How does a shatteringly simple-minded pop song resonate down the ages? How does it palpitate its way into a most unlikely list of others mediums, other countries?
When you think of "Sky High," a 1975 hit for the English band Jigsaw, written by Clive Scott and Des Dyer. I think of what pushed me over the edge into the arms of the Dolls, the Stooges, the Ramones.
"You've blown it all sky high/By telling me a lie/Without a reason why/You've blown it all sky high . . ." We mocked it as we drove down the road in our Trans Ams (OK, I had a Beetle). It layered the band's funk with an overpowering orchestral arrangement by Richard Hewson and an inordinate amount of vocal reverb and wah wah pedal. The result is a stupefying firestorm of lush sound that made the unrefined, literally unprocessed thrash of punk much more attractive to the ear.
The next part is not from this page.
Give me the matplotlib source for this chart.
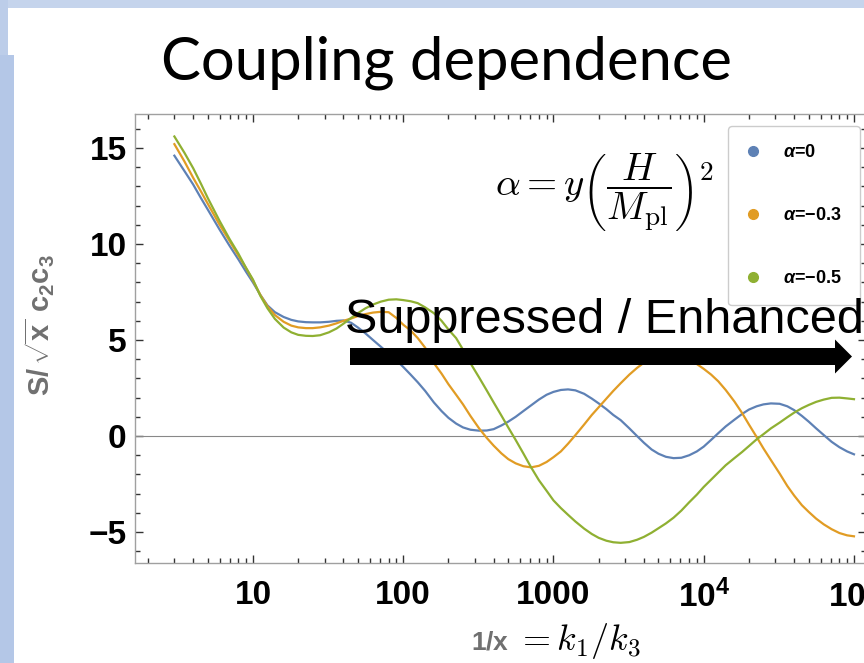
import matplotlib
matplotlib.use("Agg")
import matplotlib.pyplot as plt
from matplotlib.patches import Rectangle, FancyArrow
from matplotlib.lines import Line2D
from matplotlib.ticker import FixedLocator, LogLocator, NullFormatter, MultipleLocator

# values (x = 1/x = k1/k3, log axis)
k_ratio = [3, 3.5, 4, 4.5, 5, 6, 7, 8, 9,
           10, 11.2, 12.5, 14, 16, 18, 20, 22.5, 25, 28, 32, 36, 40, 45, 50, 56, 63, 71, 80, 90,
           100, 112, 125, 140, 160, 180, 200, 225, 250, 280, 320, 360, 400, 450, 500, 560, 630,
           710, 800, 900,
           1000, 1120, 1250, 1400, 1600, 1800, 2000, 2250, 2500, 2800, 3200, 3600, 4000, 4500,
           5000, 5600, 6300, 7100, 8000, 9000,
           10000, 11200, 12500, 14000, 16000, 18000, 20000, 22500, 25000, 28000, 32000, 36000,
           40000, 45000, 50000, 56000, 63000, 71000, 80000, 90000,
           100000]
s_alpha_0 = [14.6, 13.8, 13.1, 12.4, 11.8, 10.75, 9.9, 9.2, 8.55,
             8.0, 7.35, 6.8, 6.45, 6.2, 6.05, 5.97, 5.93, 5.92, 5.92, 5.95, 6.0, 6.02, 5.9, 5.65,
             5.35, 5.0, 4.65, 4.3, 3.95,
             3.6, 3.2, 2.8, 2.35, 1.75, 1.3, 0.95, 0.65, 0.45, 0.33, 0.28, 0.29, 0.36, 0.55, 0.75,
             1.0, 1.3, 1.6, 1.9, 2.15,
             2.3, 2.4, 2.43, 2.38, 2.2, 1.95, 1.7, 1.4, 1.1, 0.83, 0.4, 0.0, -0.35, -0.7, -0.92,
             -1.08, -1.15, -1.13, -1.0, -0.8,
             -0.55, -0.2, 0.15, 0.5, 0.85, 1.15, 1.38, 1.55, 1.65, 1.7, 1.68, 1.55, 1.35, 1.05,
             0.75, 0.4, 0.05, -0.3, -0.58, -0.8,
             -0.95]
s_alpha_03 = [15.2, 14.3, 13.45, 12.75, 12.1, 11.0, 10.15, 9.4, 8.75,
              8.1, 7.35, 6.75, 6.3, 5.95, 5.75, 5.66, 5.62, 5.62, 5.66, 5.75, 5.87, 6.0, 6.12, 6.25,
              6.35, 6.43, 6.47, 6.45, 6.15,
              5.8, 5.5, 5.1, 4.6, 3.8, 3.25, 2.7, 2.15, 1.65, 1.05, 0.4, -0.1, -0.5, -0.9, -1.2,
              -1.42, -1.57, -1.63, -1.55, -1.35,
              -1.1, -0.8, -0.4, 0.05, 0.6, 1.1, 1.5, 1.95, 2.35, 2.75, 3.2, 3.55, 3.82, 4.02, 4.15,
              4.21, 4.22, 4.15, 4.0, 3.75,
              3.5, 3.2, 2.85, 2.4, 1.8, 1.2, 0.6, -0.05, -0.65, -1.25, -1.95, -2.6, -3.1, -3.6,
              -3.95, -4.3, -4.6, -4.85, -5.05, -5.17,
              -5.22]
s_alpha_05 = [15.6, 14.75, 13.95, 13.15, 12.4, 11.2, 10.25, 9.5, 8.75,
              8.15, 7.3, 6.65, 6.1, 5.65, 5.4, 5.27, 5.22, 5.21, 5.25, 5.4, 5.6, 5.85, 6.15, 6.4,
              6.65, 6.85, 7.0, 7.1, 7.12,
              7.08, 7.02, 6.92, 6.7, 6.4, 6.0, 5.55, 5.1, 4.5, 3.8, 3.05, 2.37, 1.75, 1.07, 0.45,
              -0.2, -0.9, -1.63, -2.3, -2.85,
              -3.35, -3.75, -4.1, -4.45, -4.82, -5.1, -5.3, -5.45, -5.53, -5.56, -5.52, -5.4, -5.25,
              -5.03, -4.8, -4.55, -4.25, -3.88, -3.45, -3.05,
              -2.65, -2.27, -1.9, -1.52, -1.15, -0.83, -0.52, -0.17, 0.1, 0.4, 0.7, 0.98, 1.22,
              1.45, 1.62, 1.78, 1.9, 1.99, 2.0, 1.96,
              1.92]
series = [s_alpha_0, s_alpha_03, s_alpha_05]
series_labels = [r"$\alpha$=0", "$\\alpha$=\u22120.3", "$\\alpha$=\u22120.5"]
colors = ["#5e81b5", "#e19c24", "#8fb032"]

x_ticks = [10, 100, 1000, 1e4, 1e5]
x_tick_labels = ["10", "100", "1000", r"$\mathbf{10^4}$", r"$\mathbf{10^5}$"]
y_ticks = [-5, 0, 5, 10, 15]
y_tick_labels = ["\u22125", "0", "5", "10", "15"]

plt.rcParams["font.family"] = ["Liberation Sans", "DejaVu Sans"]
plt.rcParams["mathtext.fontset"] = "custom"
plt.rcParams["mathtext.rm"] = "Liberation Sans"
plt.rcParams["mathtext.bf"] = "Liberation Sans:bold"
plt.rcParams["mathtext.it"] = "Liberation Sans:italic:bold"

W, H = 864, 663
fig = plt.figure(figsize=(W / 100, H / 100), dpi=100)


def fx(px):
    return px / W


def fy(py):
    return 1 - py / H


# slide background bands
fig.add_artist(Rectangle((0, fy(8)), 1, 8 / H, transform=fig.transFigure,
                         color="#c5d4ec", lw=0, zorder=0))
fig.add_artist(Rectangle((0, 0), fx(8), 1, transform=fig.transFigure,
                         color="#bccde9", lw=0, zorder=0))
fig.add_artist(Rectangle((0, 0), fx(14), fy(55), transform=fig.transFigure,
                         color="#b4c7e7", lw=0, zorder=0))

fig.text(fx(446), fy(80), "Coupling dependence", ha="center", va="baseline",
         fontsize=43, family="Lato")

ax = fig.add_axes([fx(135), fy(563), fx(866) - fx(135), fy(114) - fy(563)])
ax.set_xscale("log")
ax.set_xlim(10 ** 0.215, 10 ** 5.08)
ax.set_ylim(-6.61, 16.77)

for vals, c in zip(series, colors):
    ax.plot(k_ratio, vals, color=c, lw=1.6, zorder=3, solid_joinstyle="round")
ax.axhline(0, color="#888888", lw=0.8, zorder=2)

for sp in ax.spines.values():
    sp.set_color("#a0a0a0")
    sp.set_linewidth(1.0)

ax.xaxis.set_major_locator(FixedLocator(x_ticks))
ax.set_xticklabels(x_tick_labels)
ax.xaxis.set_minor_locator(LogLocator(base=10, subs=range(2, 10), numticks=20))
ax.xaxis.set_minor_formatter(NullFormatter())
ax.yaxis.set_major_locator(FixedLocator(y_ticks))
ax.set_yticklabels(y_tick_labels)
ax.yaxis.set_minor_locator(MultipleLocator(1))
ax.tick_params(which="both", direction="in", top=True, right=True, color="#333333", width=1)
ax.tick_params(which="major", length=6)
ax.tick_params(which="minor", length=3.6)
ax.tick_params(axis="x", which="major", pad=12, labelsize=24)
ax.tick_params(axis="y", which="major", pad=6, labelsize=24)
for lab in ax.get_xticklabels() + ax.get_yticklabels():
    lab.set_fontweight("bold")

# axis labels
fig.text(fx(40), fy(325), r"$\mathbf{S/\,\sqrt{x}\ c_2c_3}$", rotation=90,
         ha="center", va="center", fontsize=21, color="#707070")
fig.text(fx(509), fy(650), r"$\mathbf{1/x}$", ha="right", va="baseline",
         fontsize=19, color="#707070")
fig.text(fx(516), fy(650), r"$= k_1/k_3$", ha="left", va="baseline",
         fontsize=26, math_fontfamily="cm")

# coupling formula
fig.text(fx(604), fy(193), r"$\alpha = y\left(\dfrac{H}{M_{\rm pl}}\right)^2$",
         ha="center", va="center", fontsize=28, math_fontfamily="cm")

# legend
handles = [Line2D([], [], ls="none", marker="o", ms=7, color=c) for c in colors]
leg = ax.legend(handles, series_labels, loc="upper left",
                bbox_to_anchor=(fx(728), fy(126)), bbox_transform=fig.transFigure,
                prop={"weight": "bold", "size": 13}, frameon=True, fancybox=True,
                edgecolor="#cccccc", framealpha=1, labelspacing=2.55, borderpad=1.0,
                handlelength=0.8, handletextpad=1.25, borderaxespad=0)
leg.set_zorder(5)

# annotation
fig.text(fx(345), fy(333), "Suppressed / Enhanced", ha="left", va="baseline",
         fontsize=35, zorder=6)
fig.add_artist(FancyArrow(3.50, (H - 356.5) / 100, 5.02, 0, width=0.17, head_width=0.34,
                          head_length=0.17, length_includes_head=True,
                          transform=fig.dpi_scale_trans, color="black", lw=0, zorder=6))

fig.savefig("out.png", dpi=100)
And yet -- it was big in Japan, HUGE in Japan. In fact, it was ripped from the soundtrack of a film I'd dearly love to see in the revival house. It's the first Australian-Hong Kong co-production, The Man from Hong Kong, a kung-fu/exploding-car actionfest. IT co-stars, appropriately, Australian one-time James Bond George Lazenby as the the bad guy ("gun runner, dope peddler, ruthless czar of international evil" -- quite a job description! this villain can multitask) and Hong Kong's Jimmy Wang Yu, who made his name as One-Armed Swordsman (1967), The Chinese Boxer (1970), and in The Master of the Flying Guillotine (1976). (Wuxia [Chinese martial arts] film fans will recognize the great Sammo Hung as a subordinate baddie; he handled the fight choreography for the film.) The film's poster features a rainbow hang-glider, a sure sign it was filmed squarely in the center of 1975.
And, somehow, it became the ring-entry theme for one of the three great masked Mexican wrestlers, luchador Mil Mascaras (Thousand Masks). Who is also big in Japan.
Popular culture seeps out in unlikely places. How do these things happen? Interesting, but it makes my head hurt after a while. The unlikely survival of "Sky High" in so many dimensions tells us that our creative efforts may find a niche someday. You simply have no say in how that plays out.